Ils avaient inclus la musique également dans qu’ils appelaient » art dégénéré ». Etait surtout dégénéré, tout ce qui n’était pas « eux » ( avec gradation ). M. Marmin dans la revue Eléments a réhabilité ces musiciens souvent innovants et trop peu écoutés ( Webern, Berg, Martinu, Stravinsky etc ) ; j’évoque M. Marmin et Eléments, car ils avaient effectué ce travail assez peu relaté en fait !
J’ai un avis négatif et défavorable concernant les peintures « à la Picasso » car cela ne me plait pas de regarder des interprétations bizarres mais je pense aussi que c’est la propagande pour me faire regarder et admirer ces peintures comme étant indispensables.
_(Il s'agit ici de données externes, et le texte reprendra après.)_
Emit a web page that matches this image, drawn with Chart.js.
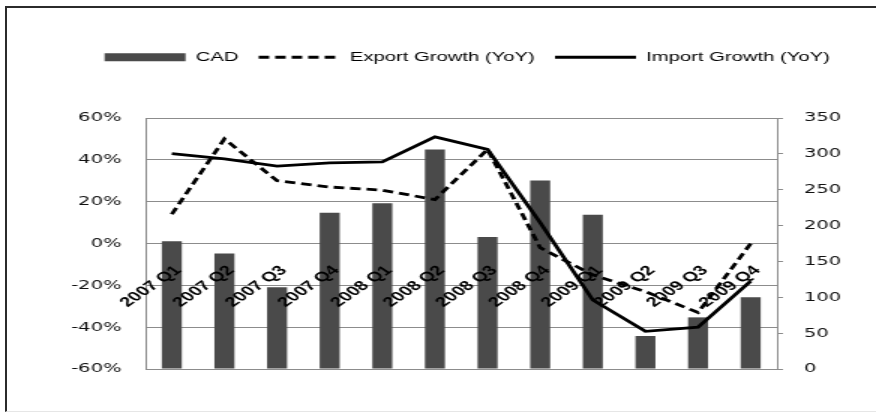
<!DOCTYPE html>
<html>
<head>
<meta charset="utf-8">
<script src="https://cdn.jsdelivr.net/npm/chart.js@4.4.1/dist/chart.umd.min.js"></script>
<style>
  html, body { margin: 0; padding: 0; background: #fff; overflow: hidden; }
  body { width: 876px; height: 414px; position: relative; }
  .frame {
    position: absolute; left: 5px; top: 6px; right: -10px; bottom: 2px;
    border-left: 2px solid #2b2b2b; border-top: 2px solid #2b2b2b; border-bottom: 1px solid #e6e6e6;
  }
  /* chart is laid out narrow and widened, like the pasted office chart */
  .stretch { position: absolute; left: 0; top: 0; width: 584px; height: 414px; transform: scaleX(1.5); transform-origin: 0 0; }
</style>
</head>
<body>
<div class="frame"></div>
<div class="stretch"><canvas id="growthChart" width="584" height="414"></canvas></div>
<script>
const quarters = ["2007 Q1", "2007 Q2", "2007 Q3", "2007 Q4", "2008 Q1", "2008 Q2",
  "2008 Q3", "2008 Q4", "2009 Q1", "2009 Q2", "2009 Q3", "2009 Q4"]
const cad = [178, 161, 114, 218, 231, 306, 184, 263, 215, 46, 72, 100]
const exportGrowth = [14, 50, 30, 27, 25.5, 21, 45, -2, -15, -23, -33, 0]
const importGrowth = [43, 40.5, 37, 38.5, 39, 51, 45, 10, -27, -42, -40, -18]
const pctTicks = [-60, -40, -20, 0, 20, 40, 60]
const cadTicks = [0, 50, 100, 150, 200, 250, 300, 350]

const gridGrey = "#8c8c8c"
const tickFont = { family: "'DejaVu Sans', sans-serif", size: 13 }

// legend sits well above the plot, so pad its box
const legendSpacer = {
  id: "legendSpacer",
  beforeInit(chart) {
    const fit = chart.legend.fit
    chart.legend.fit = function () {
      fit.call(this)
      this.height += 44
    }
  },
}

const ctx = document.getElementById("growthChart").getContext("2d")
new Chart(ctx, {
  data: {
    labels: quarters,
    datasets: [
      {
        type: "bar",
        label: "CAD",
        data: cad,
        yAxisID: "yCad",
        backgroundColor: "#4a4a4a",
        borderWidth: 0,
        barPercentage: 0.38,
        categoryPercentage: 1,
        pointStyle: "rect",
        order: 2,
      },
      {
        type: "line",
        label: "Export Growth (YoY)",
        data: exportGrowth,
        yAxisID: "y",
        borderColor: "#000",
        backgroundColor: "#000",
        borderWidth: 2.8,
        borderDash: [7, 4],
        pointRadius: 0,
        tension: 0,
        pointStyle: "line",
        order: 1,
      },
      {
        type: "line",
        label: "Import Growth (YoY)",
        data: importGrowth,
        yAxisID: "y",
        borderColor: "#000",
        backgroundColor: "#000",
        borderWidth: 2.8,
        pointRadius: 0,
        tension: 0,
        pointStyle: "line",
        order: 1,
      },
    ],
  },
  options: {
    responsive: false,
    animation: false,
    layout: { padding: { top: 37, bottom: 45, left: 39, right: 0 } },
    plugins: {
      tooltip: { enabled: false },
      legend: {
        position: "top",
        labels: {
          usePointStyle: true,
          pointStyleWidth: 54,
          boxHeight: 8,
          padding: 13.5,
          color: "#000",
          font: { family: "'Liberation Sans', sans-serif", size: 13.5 },
          sort: (a, b) => a.datasetIndex - b.datasetIndex,
          generateLabels(chart) {
            const items = Chart.defaults.plugins.legend.labels.generateLabels(chart)
            items.forEach((item) => {
              const ds = chart.data.datasets[item.datasetIndex]
              item.pointStyle = ds.pointStyle
              item.lineDash = ds.borderDash || []
              item.lineWidth = ds.type === "bar" ? 0 : ds.borderWidth
              item.strokeStyle = ds.borderColor
            })
            return items
          },
        },
      },
    },
    scales: {
      x: {
        type: "category",
        position: { y: 0 },
        grid: { display: false },
        border: { display: false },
        ticks: {
          z: 1,
          minRotation: 45,
          maxRotation: 45,
          autoSkip: false,
          padding: 11,
          labelOffset: 4.5,
          color: "#000",
          font: { family: "'Liberation Sans', sans-serif", size: 13.5, weight: "bold" },
        },
      },
      y: {
        position: "left",
        min: pctTicks[0],
        max: pctTicks[pctTicks.length - 1],
        afterBuildTicks: (scale) => { scale.ticks = pctTicks.map((v) => ({ value: v })) },
        afterFit: (scale) => { scale.width = 58 },
        grid: { color: gridGrey, lineWidth: 1, drawTicks: false },
        border: { display: true, color: gridGrey },
        ticks: {
          padding: 16,
          color: "#111",
          font: tickFont,
          callback: (v) => v + "%",
        },
      },
      yCad: {
        position: "right",
        min: cadTicks[0],
        max: cadTicks[cadTicks.length - 1],
        afterBuildTicks: (scale) => { scale.ticks = cadTicks.map((v) => ({ value: v })) },
        afterFit: (scale) => { scale.width = 66 },
        grid: { drawOnChartArea: false, drawTicks: true, tickLength: 4, color: gridGrey },
        border: { display: true, color: gridGrey },
        ticks: {
          padding: 14,
          color: "#111",
          font: tickFont,
        },
      },
    },
  },
  plugins: [legendSpacer],
})
</script>
</body>
</html>
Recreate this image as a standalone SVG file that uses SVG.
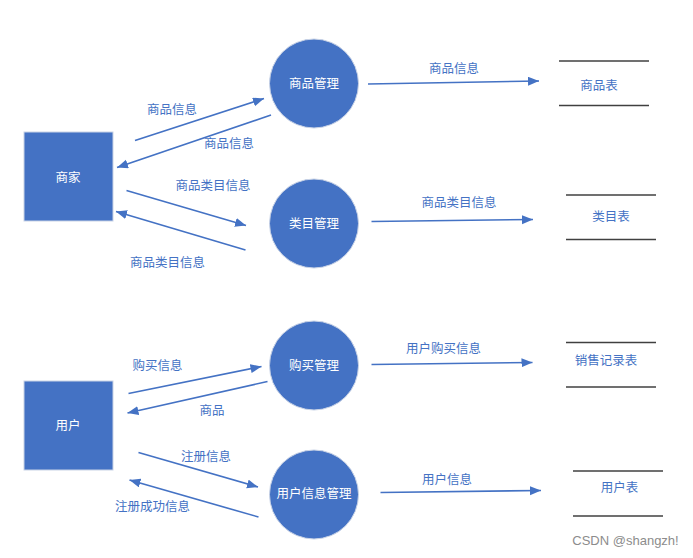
<svg xmlns="http://www.w3.org/2000/svg" width="693" height="558" viewBox="0 0 693 558">
<style>
.box{fill:#4472C4;stroke:#c9d3e6;stroke-width:1}
.proc{fill:#4472C4;stroke:#c9d3e6;stroke-width:1}
.nt{fill:#ffffff;font-family:"Noto Sans CJK SC","Noto Sans",sans-serif;font-size:12.5px;text-anchor:middle;dominant-baseline:central}
.lbl{fill:#4472C4;font-family:"Noto Sans CJK SC","Noto Sans",sans-serif;font-size:12.5px;text-anchor:middle;dominant-baseline:central}
.st{fill:#4472C4;font-family:"Noto Sans CJK SC","Noto Sans",sans-serif;font-size:12.5px;text-anchor:middle;dominant-baseline:central}
.tl{stroke:#404040;stroke-width:1.4}
.flow{stroke:#4472C4;stroke-width:1.6;fill:none;marker-end:url(#ah)}
.wm{fill:#8c8c8c;font-family:"Liberation Sans",Arial,sans-serif;font-size:13px;text-anchor:middle;dominant-baseline:central}
</style>
<defs>
<marker id="ah" markerUnits="userSpaceOnUse" markerWidth="12" markerHeight="10" refX="11" refY="4.5" orient="auto">
<path d="M0,0 L11,4.5 L0,9 z" fill="#4472C4"/>
</marker>
</defs>
<rect width="693" height="558" fill="#ffffff"/>

<g id="merchant"><rect class="box" x="24" y="132" width="89" height="89"/><text class="nt" x="68" y="176">商家</text></g>
<g id="user"><rect class="box" x="24" y="381" width="89" height="89"/><text class="nt" x="68" y="424">用户</text></g>

<g id="goods-mgmt"><circle class="proc" cx="314" cy="83.5" r="44.5"/><text class="nt" x="314" y="82.5">商品管理</text></g>
<g id="cat-mgmt"><circle class="proc" cx="314" cy="223.5" r="44.5"/><text class="nt" x="314" y="222.5">类目管理</text></g>
<g id="buy-mgmt"><circle class="proc" cx="314" cy="365.5" r="44.5"/><text class="nt" x="314" y="364">购买管理</text></g>
<g id="userinfo-mgmt"><circle class="proc" cx="314" cy="494.5" r="44.5"/><text class="nt" x="314" y="492">用户信息管理</text></g>

<g id="goods-table"><line class="tl" x1="559" y1="61" x2="649" y2="61"/><line class="tl" x1="559" y1="105.5" x2="649" y2="105.5"/><text class="st" x="599" y="84">商品表</text></g>
<g id="cat-table"><line class="tl" x1="566" y1="195" x2="656" y2="195"/><line class="tl" x1="566" y1="239.5" x2="656" y2="239.5"/><text class="st" x="611" y="215.5">类目表</text></g>
<g id="sales-table"><line class="tl" x1="566" y1="342.5" x2="656" y2="342.5"/><line class="tl" x1="566" y1="387" x2="656" y2="387"/><text class="st" x="606" y="359.5">销售记录表</text></g>
<g id="user-table"><line class="tl" x1="573" y1="471" x2="663" y2="471"/><line class="tl" x1="573" y1="516" x2="663" y2="516"/><text class="st" x="619.5" y="486.5">用户表</text></g>

<g id="connectors">
<line class="flow" x1="135" y1="140.5" x2="264" y2="98.5"/>
<line class="flow" x1="271" y1="115" x2="117" y2="167.5"/>
<line class="flow" x1="126.5" y1="190.5" x2="246" y2="225.5"/>
<line class="flow" x1="245.5" y1="250" x2="116" y2="211.5"/>
<line class="flow" x1="368" y1="84" x2="539" y2="81"/>
<line class="flow" x1="371.5" y1="221.5" x2="533" y2="219.5"/>
<line class="flow" x1="128.5" y1="393.5" x2="261.5" y2="366.5"/>
<line class="flow" x1="267.5" y1="381.5" x2="127.5" y2="413"/>
<line class="flow" x1="138.5" y1="452.5" x2="258" y2="487"/>
<line class="flow" x1="258.5" y1="517" x2="129.5" y2="480"/>
<line class="flow" x1="371.5" y1="364.5" x2="532.5" y2="362.5"/>
<line class="flow" x1="380.5" y1="492.5" x2="541" y2="490.5"/>
</g>

<g id="labels">
<text class="lbl" x="172" y="108.5">商品信息</text>
<text class="lbl" x="229" y="142.5">商品信息</text>
<text class="lbl" x="213" y="184.5">商品类目信息</text>
<text class="lbl" x="167.5" y="261.5">商品类目信息</text>
<text class="lbl" x="454" y="67">商品信息</text>
<text class="lbl" x="459" y="201">商品类目信息</text>
<text class="lbl" x="157.5" y="364">购买信息</text>
<text class="lbl" x="212" y="409">商品</text>
<text class="lbl" x="206" y="455.5">注册信息</text>
<text class="lbl" x="152.5" y="505">注册成功信息</text>
<text class="lbl" x="443.5" y="347.5">用户购买信息</text>
<text class="lbl" x="447" y="478.5">用户信息</text>
</g>
<text class="wm" x="625.5" y="540.5">CSDN @shangzh!</text>
</svg>
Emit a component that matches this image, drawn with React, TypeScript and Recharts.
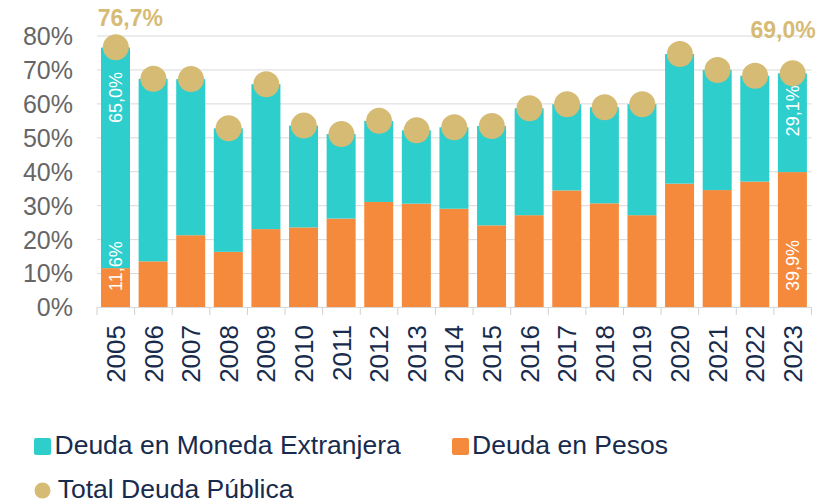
import React from 'react';
import { ComposedChart, Bar, Scatter, XAxis, YAxis, CartesianGrid } from 'recharts';

const years = ['2005','2006','2007','2008','2009','2010','2011','2012','2013','2014','2015','2016','2017','2018','2019','2020','2021','2022','2023'];
const pesos = [11.6, 13.6, 21.3, 16.4, 23.1, 23.6, 26.2, 31.1, 30.6, 29.1, 24.2, 27.2, 34.5, 30.7, 27.2, 36.5, 34.6, 37.1, 39.9];
const foreign = [65.0, 53.8, 46.0, 36.4, 42.7, 30.0, 24.9, 23.9, 21.6, 24.0, 29.3, 31.5, 25.4, 28.3, 32.7, 38.2, 35.4, 31.2, 29.1];
const total = [76.7, 67.4, 67.3, 52.8, 65.8, 53.6, 51.1, 55.0, 52.2, 53.1, 53.5, 58.7, 59.9, 59.0, 59.9, 74.7, 70.0, 68.3, 69.0];
const yTicks = [0, 10, 20, 30, 40, 50, 60, 70, 80];

const seriesNames = {
  foreign: 'Deuda en Moneda Extranjera',
  pesos: 'Deuda en Pesos',
  total: 'Total Deuda Pública',
};

const data = years.map((year, i) => ({ year, pesos: pesos[i], foreign: foreign[i], total: total[i] }));

const TEAL = '#2ECECD';
const ORANGE = '#F58A3C';
const GOLD = '#D6BB74';
const NAVY = '#172B4D';
const GRAY = '#666666';
const FONT = '"Liberation Sans", Arial, sans-serif';

const W = 823;
const H = 408;
const M = { top: 36, right: 19.5, left: 0, bottom: 0 };
const Y_W = 89;
const X_H = 100.5;
const PLOT_BOTTOM = H - M.bottom - X_H;
const BAND = (W - M.left - M.right - Y_W) / years.length;

const fmt = (v: number) => v.toFixed(1).replace('.', ',') + '%';
const isEdge = (year: string) => year === years[0] || year === years[years.length - 1];

const XTick = (props: any) => {
  const { x, payload, index } = props;
  const last = index === years.length - 1;
  return (
    <g>
      <line x1={x - BAND / 2} x2={x - BAND / 2} y1={PLOT_BOTTOM} y2={PLOT_BOTTOM + 7.5} stroke="#d0d0d0" />
      {last && <line x1={x + BAND / 2} x2={x + BAND / 2} y1={PLOT_BOTTOM} y2={PLOT_BOTTOM + 7.5} stroke="#d0d0d0" />}
      <text
        transform={`translate(${x},${PLOT_BOTTOM + 17.5}) rotate(-90)`}
        textAnchor="end"
        dy="0.35em"
        fontSize={26}
        fontFamily={FONT}
        fill={NAVY}
      >
        {payload.value}
      </text>
    </g>
  );
};

const PesosShape = (props: any) => {
  const { x, y, width, height } = props;
  return <rect x={x} y={y} width={width} height={height} fill={ORANGE} />;
};

const ForeignShape = (props: any) => {
  const { x, y, width, height, payload } = props;
  const cx = x + width / 2;
  const off = payload.year === years[0] ? 24.5 : 12;
  return (
    <g>
      <rect x={x} y={y} width={width} height={height} fill={TEAL} />
      {isEdge(payload.year) && (
        <>
          <text
            transform={`translate(${cx},${y + off}) rotate(-90)`}
            textAnchor="end"
            dy="0.35em"
            fontSize={18}
            fontFamily={FONT}
            fill="#ffffff"
          >
            {fmt(payload.foreign)}
          </text>
          <text
            transform={`translate(${cx},${PLOT_BOTTOM - 16.5}) rotate(-90)`}
            textAnchor="start"
            dy="0.35em"
            fontSize={18}
            fontFamily={FONT}
            fill="#ffffff"
          >
            {fmt(payload.pesos)}
          </text>
        </>
      )}
    </g>
  );
};

const DotShape = (props: any) => {
  const { cx, cy, payload } = props;
  const first = payload.year === years[0];
  const last = payload.year === years[years.length - 1];
  return (
    <g>
      <circle cx={cx} cy={cy} r={13} fill={GOLD} />
      {first && (
        <text x={cx + 14.5} y={cy - 20.7} textAnchor="middle" fontSize={23} fontWeight="bold" fontFamily={FONT} fill={GOLD}>
          {fmt(payload.total)}
        </text>
      )}
      {last && (
        <text x={cx - 9.6} y={cy - 35} textAnchor="middle" fontSize={23} fontWeight="bold" fontFamily={FONT} fill={GOLD}>
          {fmt(payload.total)}
        </text>
      )}
    </g>
  );
};

export default function App() {
  return (
    <div style={{ position: 'relative', width: W, height: 504, marginTop: -8, fontFamily: FONT }}>
      <ComposedChart width={W} height={H} data={data} margin={M}>
        <CartesianGrid vertical={false} stroke="#d9d9d9" />
        <XAxis
          dataKey="year"
          height={X_H}
          interval={0}
          tickLine={false}
          axisLine={{ stroke: '#d9d9d9' }}
          tick={<XTick />}
        />
        <YAxis
          width={Y_W}
          domain={[0, 80]}
          ticks={yTicks}
          tickFormatter={(v: number) => `${v}%`}
          axisLine={false}
          tickLine={false}
          tickMargin={18}
          tick={{ fill: GRAY, fontSize: 25, fontFamily: FONT }}
        />
        <Bar dataKey="pesos" stackId="a" barSize={29} fill={ORANGE} shape={<PesosShape />} isAnimationActive={false} />
        <Bar dataKey="foreign" stackId="a" barSize={29} fill={TEAL} shape={<ForeignShape />} isAnimationActive={false} />
        <Scatter dataKey="total" fill={GOLD} shape={<DotShape />} isAnimationActive={false} />
      </ComposedChart>
      <svg width={W} height={504} style={{ position: 'absolute', left: 0, top: 0, pointerEvents: 'none' }}>
        <rect x={26} y={438} width={17} height={17} rx={2} fill={TEAL} />
        <text x={46.5} y={454.3} fontSize={26.5} fontFamily={FONT} fill={NAVY}>{seriesNames.foreign}</text>
        <rect x={444} y={438} width={17} height={17} rx={2} fill={ORANGE} />
        <text x={464} y={454.3} fontSize={26.5} fontFamily={FONT} fill={NAVY}>{seriesNames.pesos}</text>
        <circle cx={34.5} cy={490.5} r={8} fill={GOLD} />
        <text x={49.7} y={498} fontSize={26.5} fontFamily={FONT} fill={NAVY}>{seriesNames.total}</text>
      </svg>
    </div>
  );
}
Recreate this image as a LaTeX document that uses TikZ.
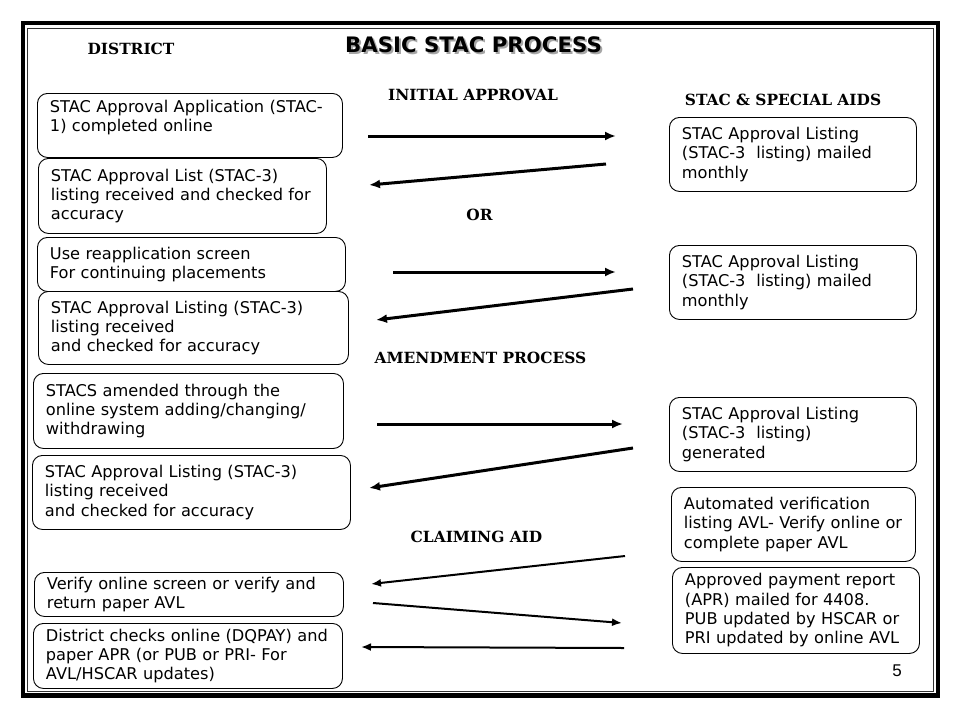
\documentclass[tikz,border=0pt]{standalone}
\usepackage{fontspec}
\setmainfont{DejaVu Sans}
\newfontfamily\headfont{DejaVu Serif}
\newfontfamily\numfont{Liberation Sans}
\usetikzlibrary{arrows.meta}
\newcommand\bl[1]{\mbox{#1}}
\begin{document}
\begin{tikzpicture}[x=1pt,y=-1pt,
  procbox/.style={draw, rounded corners=10pt, line width=0.9pt, align=left,
    anchor=north west, inner xsep=12.5pt, inner ysep=0pt,
    font=\fontsize{16.2}{19.3}\selectfont},
  heading/.style={font=\headfont\bfseries\fontsize{15.4}{17}\selectfont, inner sep=0pt},
  bigarrow/.style={line width=3pt, -{Latex[length=11pt,width=9pt]}},
  thinarrow/.style={line width=2pt, -{Latex[length=10pt,width=8pt]}}
]
\useasboundingbox (0,0) rectangle (960,720);
\fill[white] (0,0) rectangle (960,720);
% frame
\draw[line width=4.5pt] (23,23) rectangle (938,695.5);
\draw[line width=1pt, black!80] (27.5,28) rectangle (933.5,691);

% title with shadow
\node[font=\bfseries\fontsize{21.3}{24}\selectfont, text=black!35, inner sep=0pt] (titleshadow) at (475.5,47) {BASIC STAC PROCESS};
\node[font=\bfseries\fontsize{21.3}{24}\selectfont, inner sep=0pt] (title) at (473.5,45) {BASIC STAC PROCESS};

% headings
\node[heading] (hdist) at (131,49) {DISTRICT};
\node[heading] (hinit) at (473,95) {INITIAL APPROVAL};
\node[heading] (hstac) at (783,100) {STAC \& SPECIAL AIDS};
\node[heading] (hor) at (479.5,215) {OR};
\node[heading] (hamend) at (480.5,358) {AMENDMENT PROCESS};
\node[heading] (hclaim) at (476.5,536.5) {CLAIMING AID};

% left boxes
\node[procbox, text width=280pt, minimum height=64pt] (l1) at (37,93)
  {\bl{STAC Approval Application (STAC-}\\\bl{1) completed online}\\\mbox{}};
\node[procbox, text width=263pt, minimum height=75pt] (l2) at (38,158)
  {\bl{STAC Approval List (STAC-3)}\\\bl{listing received and checked for}\\\bl{accuracy}};
\node[procbox, text width=283pt, minimum height=54pt] (l3) at (37,237)
  {\bl{Use reapplication screen}\\\bl{For continuing placements}};
\node[procbox, text width=285pt, minimum height=73pt] (l4) at (38,291)
  {\bl{STAC Approval Listing (STAC-3)}\\\bl{listing received}\\\bl{and checked for accuracy}};
\node[procbox, text width=285pt, minimum height=75pt] (l5) at (33,373)
  {\bl{STACS amended through the}\\\bl{online system adding/changing/}\\\bl{withdrawing}};
\node[procbox, text width=293pt, minimum height=74pt] (l6) at (32,455)
  {\bl{STAC Approval Listing (STAC-3)}\\\bl{listing received}\\\bl{and checked for accuracy}};
\node[procbox, text width=284pt, minimum height=44pt] (l7) at (34,572)
  {\bl{Verify online screen or verify and}\\\bl{return paper AVL}};
\node[procbox, text width=284pt, minimum height=65pt] (l8) at (33,623)
  {\bl{District checks online (DQPAY) and}\\\bl{paper APR (or PUB or PRI- For}\\\bl{AVL/HSCAR updates)}};

% right boxes
\node[procbox, text width=222pt, minimum height=74pt] (r1) at (669,117)
  {\bl{STAC Approval Listing}\\\bl{(STAC-3~ listing) mailed}\\\bl{monthly}};
\node[procbox, text width=222pt, minimum height=74pt] (r2) at (669,245)
  {\bl{STAC Approval Listing}\\\bl{(STAC-3~ listing) mailed}\\\bl{monthly}};
\node[procbox, text width=222pt, minimum height=74pt] (r3) at (669,397)
  {\bl{STAC Approval Listing}\\\bl{(STAC-3~ listing)}\\\bl{generated}};
\node[procbox, text width=219pt, minimum height=74pt] (r4) at (671,487)
  {\bl{Automated verification}\\\bl{listing AVL- Verify online or}\\\bl{complete paper AVL}};
\node[procbox, text width=222pt, minimum height=86pt] (r5) at (672,567)
  {\bl{Approved payment report}\\\bl{(APR) mailed for 4408.}\\\bl{PUB updated by HSCAR or}\\\bl{PRI updated by online AVL}};

\node[font=\numfont\fontsize{17}{20}\selectfont, inner sep=0pt] (pg) at (897,671) {5};

% arrow end points
\coordinate (a1s) at (368,136);  \coordinate (a1e) at (616,136);
\coordinate (a2s) at (606,164);  \coordinate (a2e) at (369,185);
\coordinate (a3s) at (393,272);  \coordinate (a3e) at (616,272);
\coordinate (a4s) at (633,289);  \coordinate (a4e) at (376,320);
\coordinate (a5s) at (377,424);  \coordinate (a5e) at (623,424);
\coordinate (a6s) at (633,448);  \coordinate (a6e) at (369,488);
\coordinate (a7s) at (625,556);  \coordinate (a7e) at (371,584);
\coordinate (a8s) at (373,603);  \coordinate (a8e) at (622,623);
\coordinate (a9s) at (624,648);  \coordinate (a9e) at (361,647);

\draw[bigarrow] (a1s) -- (a1e);
\draw[bigarrow] (a2s) -- (a2e);
\draw[bigarrow] (a3s) -- (a3e);
\draw[bigarrow] (a4s) -- (a4e);
\draw[bigarrow] (a5s) -- (a5e);
\draw[bigarrow] (a6s) -- (a6e);
\draw[thinarrow] (a7s) -- (a7e);
\draw[thinarrow] (a8s) -- (a8e);
\draw[thinarrow] (a9s) -- (a9e);
\end{tikzpicture}
\end{document}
Pour autant, je suis admiratif devant les peintures égyptiennes, étranges, et certaines peintures d’art moderne qui me plaisent , comme çà, sans savoir, et j’aime bien l’expressionnisme en musique, puisque je n’ai aucun rejet entre le moyen age et maintenant, pourvu que mes oreilles soient d’accord. Je n’ai pas d’ apriori comme les nazis qui refusaient la musique de Juifs tels Mendelsohn ou Mahler ou maintenant avec certains qui refusent des artistes ou des sportifs russes !
En réduisant le wokisme à l’ obsession de l’ éveil, on pourrait qualifier aussi Boulevard voltaire de Woke…
Si on inclut les nazis dans le woke, les néonazis risque de hurler avec les wokes !
Les nazis se disaient contre » l’ art dégénéré », les wokes ne me semblent pas afficher la même idée. Au contraire, et s’il est dégenré c’est encore mieux.
Plus que l’art dit « conceptuel », ne peut-on dire que c’est la perte du sens du beau, et de l’exigence de la formation artistique pour le transcender, qui nous a conduit à tant de laideur mise au service de la propagande ?
L’art dégénéré n’était pas perdu pour tout le monde, Goering et d’autres nazis, ont détourné, volé à leur profit ces fameux tableaux d’art dégénéré .
A une échelle locale. Pourquoi la ville d aix en privence ne possède pas de cezanne. Car le conservateur des beaux art d »aix de l’époque avait dit » lui vivant aucun tableau de cezanne sera expose » et donc cezanne du temps de son vivant a été interdit dans la ville et celle-ci a refusé tout les cadeaux ( peintures) du peintre..
Le concept d’ »art dégénéré » a été créé par le Professeur Max Nordau, fondateur du Sionisme avec Theodor Herzl. Il n’est donc pas typiquement national-socialiste. C’est Hitler, peintre académique.qui détestait l’expressionnisme, qui a infléchi l’idéologie nazie dans ce sens, alors que l’un des chefs de file du mouvement expressionniste Emil Nolde, était lui-même nazi militant. Cet art n’a donc jamais été une antidote. L’exposition menue et faiblarde du Musée Picasso, restitue bien mal cette marée expressionniste germanique et elle est peu représentative de ce qu’elle prétend dénoncer.